El símbolo del nuevo orden internacional fue la creación de la Organización de las Naciones Unidas (ONU), que debía recoger las lecciones aprendidas tras la experiencia de la Sociedad de las Naciones, para ser una garantía de paz y estabilidad internacional a largo plazo —lo cual no significa que deje de ser un instrumento político en manos de las grandes potencias, como demuestra la vergonzosa impunidad de los crímenes del nazi-sionismo a lo largo de casi un siglo— bajo el pacto tácito de respetar el «nuevo» capitalismo.
Sin embargo, ese modelo imperialista global ha llegado rápidamente a un callejón sin salida al haber alcanzado sus propios límites físicos: el planeta entero está dominado por un único sistema económico, con sus respectivas zonas de influencia —desigualmente— distribuidas alrededor de las potencias regionales, y el desarrollo de la producción descentralizada y anárquica propia del capitalismo amenaza con la destrucción del planeta mismo por agotamiento de sus recursos. El antiguo empuje progresista que una vez tuvo el capitalismo, y que tan útil fue a la humanidad para salir de oscuridad medieval desarrollando inmensas fuerzas productivas, terminó hace mucho tiempo. La encrucijada actual a la que todos debemos hacer frente es asumir el agotamiento del capitalismo como modo de producción, avanzando hacia otro, más social y eficiente para el planeta y sus habitantes, o tratar de dar marcha atrás a la rueda de la historia.

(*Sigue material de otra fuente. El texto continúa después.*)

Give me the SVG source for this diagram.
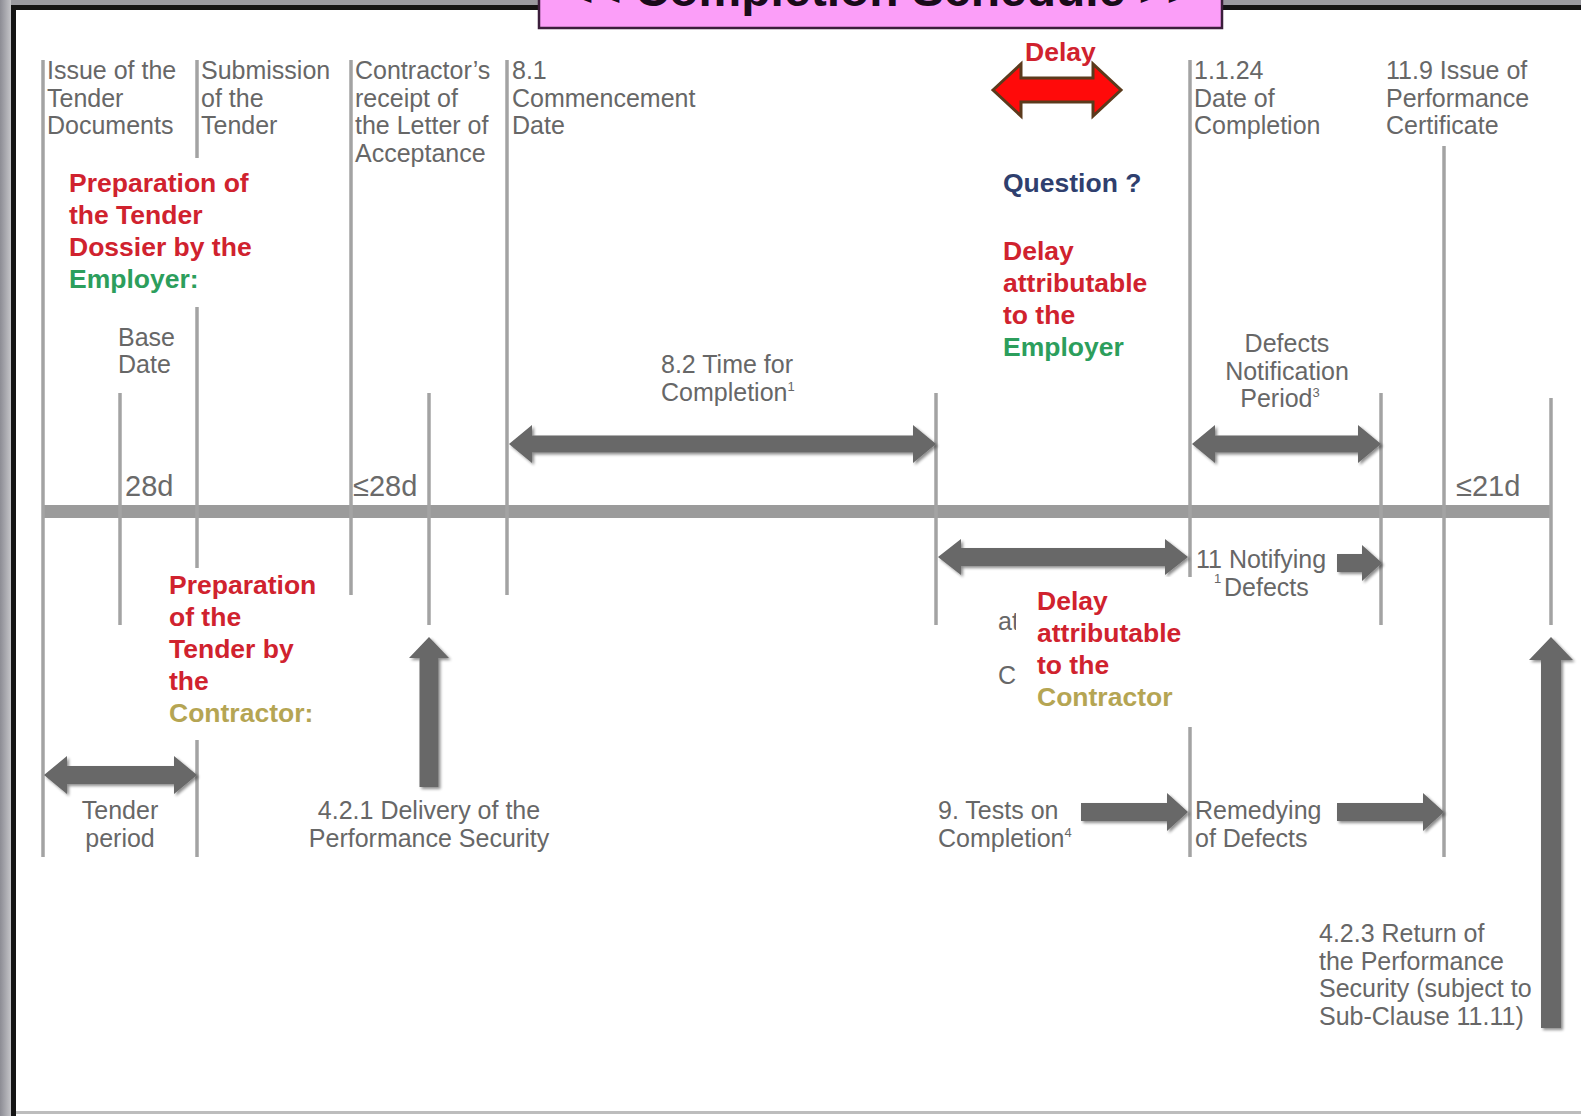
<svg xmlns="http://www.w3.org/2000/svg" width="1581" height="1116" viewBox="0 0 1581 1116">
<defs>
<linearGradient id="lg" x1="0" y1="0" x2="1" y2="0"><stop offset="0" stop-color="#8c8c94"/><stop offset="1" stop-color="#c4c4c8"/></linearGradient>
<filter id="sh" x="-10%" y="-30%" width="120%" height="160%"><feGaussianBlur in="SourceAlpha" stdDeviation="1.5"/><feOffset dx="1.5" dy="2" result="o"/><feComponentTransfer><feFuncA type="linear" slope="0.45"/></feComponentTransfer><feMerge><feMergeNode/><feMergeNode in="SourceGraphic"/></feMerge></filter>
</defs>
<style>
.g{font-family:"Liberation Sans",Arial,sans-serif;font-size:25px;fill:#676767}
.d{font-family:"Liberation Sans",Arial,sans-serif;font-size:29px;fill:#6a6a6a}
.b{font-family:"Liberation Sans",Arial,sans-serif;font-size:26.5px;font-weight:bold}
.r{fill:#d0222e}.gr{fill:#2c9e5c}.ol{fill:#b5a553}.nv{fill:#2f3f6e}
.ln{stroke:#a3a3a3;stroke-width:3.5;fill:none}
.ar{fill:#676767;filter:url(#sh)}
.sup{font-size:13px}
</style>
<rect width="1581" height="1116" fill="#ffffff"/>
<rect x="0" y="0" width="1581" height="6" fill="#9a9aa0"/>
<rect x="0" y="5" width="1581" height="5" fill="#141414"/>
<rect x="0" y="0" width="11" height="1116" fill="url(#lg)"/>
<rect x="11" y="5" width="5" height="1111" fill="#141414"/>
<rect x="16" y="1111" width="1565" height="3" fill="#bdbdbd"/>

<g id="title">
<rect x="539" y="-6" width="683" height="34" fill="#fb9ef8" stroke="#3b1e3b" stroke-width="2.5"/>
<text x="880" y="6" text-anchor="middle" font-family="Liberation Sans,Arial,sans-serif" font-size="48" font-weight="bold" fill="#1a0a1a">&lt;&lt; Completion Schedule &gt;&gt;</text>
</g>

<g id="connectors">
<rect x="42" y="505" width="1509" height="13" fill="#9b9b9b"/>
<line class="ln" x1="43" y1="60" x2="43" y2="857"/>
<line class="ln" x1="120" y1="393" x2="120" y2="625"/>
<line class="ln" x1="197" y1="60" x2="197" y2="857"/>
<line class="ln" x1="351" y1="60" x2="351" y2="595"/>
<line class="ln" x1="429" y1="393" x2="429" y2="625"/>
<line class="ln" x1="507" y1="60" x2="507" y2="595"/>
<line class="ln" x1="936" y1="393" x2="936" y2="625"/>
<line class="ln" x1="1190" y1="60" x2="1190" y2="857"/>
<line class="ln" x1="1381" y1="393" x2="1381" y2="625"/>
<line class="ln" x1="1444" y1="146" x2="1444" y2="857"/>
<line class="ln" x1="1551" y1="398" x2="1551" y2="625"/>

<path class="ar" d="M509 444 L532 425 L532 435.5 L913 435.5 L913 425 L936 444 L913 463 L913 452.5 L532 452.5 L532 463 Z"/>
<path class="ar" d="M1192 444 L1215 425 L1215 435.5 L1358 435.5 L1358 425 L1381 444 L1358 463 L1358 452.5 L1215 452.5 L1215 463 Z"/>
<path class="ar" d="M938 557 L961 539 L961 548 L1165 548 L1165 539 L1188 557 L1165 575 L1165 566 L961 566 L961 575 Z"/>
<path class="ar" d="M44 775 L67 756 L67 766 L174 766 L174 756 L197 775 L174 794 L174 784 L67 784 L67 794 Z"/>
<path class="ar" d="M1337 554 L1362 554 L1362 545 L1382 563 L1362 581 L1362 572 L1337 572 Z"/>
<path class="ar" d="M1081 803 L1167 803 L1167 793 L1188 812 L1167 831 L1167 821 L1081 821 Z"/>
<path class="ar" d="M1337 803 L1423 803 L1423 793 L1444 812 L1423 831 L1423 821 L1337 821 Z"/>
<path class="ar" d="M429 637 L449 658 L438.5 658 L438.5 787 L419.5 787 L419.5 658 L409 658 Z"/>
<path class="ar" d="M1551 637 L1573 660 L1561 660 L1561 1028 L1541 1028 L1541 660 L1529 660 Z"/>
<path d="M993 90 L1021 64 L1021 78 L1093 78 L1093 64 L1121 90 L1093 116 L1093 102 L1021 102 L1021 116 Z" fill="#ff0a0a" stroke="#5b3a1c" stroke-width="3" stroke-linejoin="miter"/>
</g>

<g id="issue"><text class="g" x="47" y="79">Issue of the<tspan x="47" dy="27.5">Tender</tspan><tspan x="47" dy="27.5">Documents</tspan></text></g>
<g id="submission"><text class="g" x="201" y="79">Submission<tspan x="201" dy="27.5">of the</tspan><tspan x="201" dy="27.5">Tender</tspan></text></g>
<g id="contractor-receipt"><text class="g" x="355" y="79">Contractor’s<tspan x="355" dy="27.5">receipt of</tspan><tspan x="355" dy="27.5">the Letter of</tspan><tspan x="355" dy="27.5">Acceptance</tspan></text></g>
<g id="commencement"><text class="g" x="512" y="79">8.1<tspan x="512" dy="27.5">Commencement</tspan><tspan x="512" dy="27.5">Date</tspan></text></g>
<g id="completion-date"><text class="g" x="1194" y="79">1.1.24<tspan x="1194" dy="27.5">Date of</tspan><tspan x="1194" dy="27.5">Completion</tspan></text></g>
<g id="performance-cert"><text class="g" x="1386" y="79">11.9 Issue of<tspan x="1386" dy="27.5">Performance</tspan><tspan x="1386" dy="27.5">Certificate</tspan></text></g>
<g id="base-date"><text class="g" x="118" y="346">Base<tspan x="118" dy="26.5">Date</tspan></text></g>
<g id="d28"><text class="d" x="125" y="496">28d</text></g>
<g id="le28"><text class="d" x="353" y="496">≤28d</text></g>
<g id="le21"><text class="d" x="1456" y="496">≤21d</text></g>
<g id="time-for-completion"><text class="g" x="661" y="373">8.2 Time for<tspan x="661" dy="27.5">Completion</tspan><tspan class="sup" dy="-10">1</tspan></text></g>
<g id="dnp"><text class="g" text-anchor="middle" x="1287" y="352">Defects<tspan x="1287" dy="27.5">Notification</tspan><tspan x="1280" dy="27.5">Period</tspan><tspan class="sup" dy="-10">3</tspan></text></g>
<g id="notifying"><text class="g" x="1196" y="568">11 Notifying</text><text class="g" x="1224" y="596">Defects</text><text class="g sup" x="1214" y="583">1</text></g>
<g id="tender-period"><text class="g" text-anchor="middle" x="120" y="819">Tender<tspan x="120" dy="27.5">period</tspan></text></g>
<g id="delivery"><text class="g" text-anchor="middle" x="429" y="819">4.2.1 Delivery of the<tspan x="429" dy="27.5">Performance Security</tspan></text></g>
<g id="tests"><text class="g" x="938" y="819">9. Tests on<tspan x="938" dy="27.5">Completion</tspan><tspan class="sup" dy="-10">4</tspan></text></g>
<g id="remedying"><text class="g" x="1195" y="819">Remedying<tspan x="1195" dy="27.5">of Defects</tspan></text></g>
<g id="return"><text class="g" x="1319" y="942">4.2.3 Return of<tspan x="1319" dy="27.5">the Performance</tspan><tspan x="1319" dy="27.5">Security (subject to</tspan><tspan x="1319" dy="27.5">Sub-Clause 11.11)</tspan></text></g>

<g id="prep-employer">
<rect x="62" y="158" width="198" height="149" fill="#ffffff"/>
<text class="b r" x="69" y="192">Preparation of<tspan x="69" dy="32">the Tender</tspan><tspan x="69" dy="32">Dossier  by the</tspan><tspan class="gr" x="69" dy="32">Employer:</tspan></text>
</g>
<g id="prep-contractor">
<rect x="160" y="568" width="165" height="172" fill="#ffffff"/>
<text class="b r" x="169" y="594">Preparation<tspan x="169" dy="32">of the</tspan><tspan x="169" dy="32">Tender by</tspan><tspan x="169" dy="32">the</tspan><tspan class="ol" x="169" dy="32">Contractor:</tspan></text>
</g>
<g id="delay-top"><text class="b r" x="1025" y="61">Delay</text></g>
<g id="question"><text class="b nv" x="1003" y="192">Question ?</text></g>
<g id="delay-employer"><text class="b r" x="1003" y="260">Delay<tspan x="1003" dy="32">attributable</tspan><tspan x="1003" dy="32">to the</tspan><tspan class="gr" x="1003" dy="32">Employer</tspan></text></g>
<g id="delay-contractor">
<text class="g" x="998" y="630">at</text>
<text class="g" x="998" y="684">C</text>
<rect x="1016" y="577" width="178" height="150" fill="#ffffff"/>
<text class="b r" x="1037" y="610">Delay<tspan x="1037" dy="32">attributable</tspan><tspan x="1037" dy="32">to the</tspan><tspan class="ol" x="1037" dy="32">Contractor</tspan></text>
</g>
</svg>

Evidentemente, la burguesía en general no está dispuesta a perder su posición de dominio absoluto, por lo que se opone frontalmente a cualquier avance hacia la superación del capitalismo. Pero la burguesía estadounidense en particular, ha optado por intentar un «regreso al futuro» desandando el camino recorrido desde el final de la II Guerra Mundial queriendo regresar al histórico proteccionismo económico yanqui anterior al siglo XX, ahora que la burguesía china reclama el puesto de primera superpotencia mundial demostrando ser mucho más eficaz a la hora de explotar sus recursos humanos y naturales para extraer y acumular plusvalía del trabajo ajeno.
Pero para intentar la vuelta del viejo mundo proteccionista es necesario romper con el mundo real: el globalizado mercado único capitalista. En su camino hacia el pasado, el gobierno yanqui ha decidido violar sus propios acuerdos y tratados internacionales, empezando por el Tratado de Libre Comercio de América del Norte (NAFTA, por sus siglas en inglés), firmado en 1992 entre los EEUU, Canadá y México, aunque parece que este sea solo el comienzo del cambio de estrategia económica del país.
En el ámbito político, el giro aislacionista también está siendo tan rápido como contundente. Solo un día después de tomar posesión del cargo, Donald Trump anunció la retirada de su país de la Organización Mundial de la Salud (OMS), incluyendo su contribución técnica y financiera al proyecto y del Acuerdo de París sobre medidas contra el cambio climático, y poco después (principios del mes de febrero), EEUU ha salido del Consejo de Derechos Humanos de la ONU y ha suspendido la financiación de la UNRWA, la agencia de la ONU para los refugiados palestinos, en un claro gesto de apoyo al genocidio que está culminando el nazi-sionismo en Palestina. Pero no solo eso; también ha expresado su convicción de que el Estado terrorista de Israel le «cederá» el territorio de Gaza después de que lleve a cabo la limpieza étnica del pueblo palestino en la zona. Esto último, unido a las inauditas reclamaciones sobre Groenlandia, y el Canal de Panamá —incluso del estado canadiense al completo—, así como la ampliación del campo de concentración de Guantánamo, en territorio cubano, refuerzan el anacrónico camino emprendido por la burguesía yanqui hacia la resurrección del colonialismo clásico —la anexión directa de territorios ajenos— en lugar del imperialismo económico y su independencia nominal para los países extranjeros. En este camino, la burguesía yanqui ha encontrado su mejor aliada en la burguesía rusa, con quien ha emprendido de inmediato las negociaciones para repartirse Ucrania dejando a los «aliados» —vasallos— europeos en la estacada.
En este alucinante escenario geopolítico la clase trabajadora se encuentra, una vez más, en la tesitura de decidir su propio papel en la obra; o bien continuar subordinada a la dirección de una burguesía que ha entrado en pánico y trata desesperadamente de salvar sus privilegios, incluso pasando por encima de sus aliados históricos, o bien organizarse como clase para tomar el mando de una nave a la deriva que amenaza con hundirse arrastrando al planeta entero con ella.
Las señales que exigen que el proletariado pase a la acción por sí mismo y por la humanidad se acumulan a la misma velocidad que el tiempo se agota. El futuro depende de nosotros.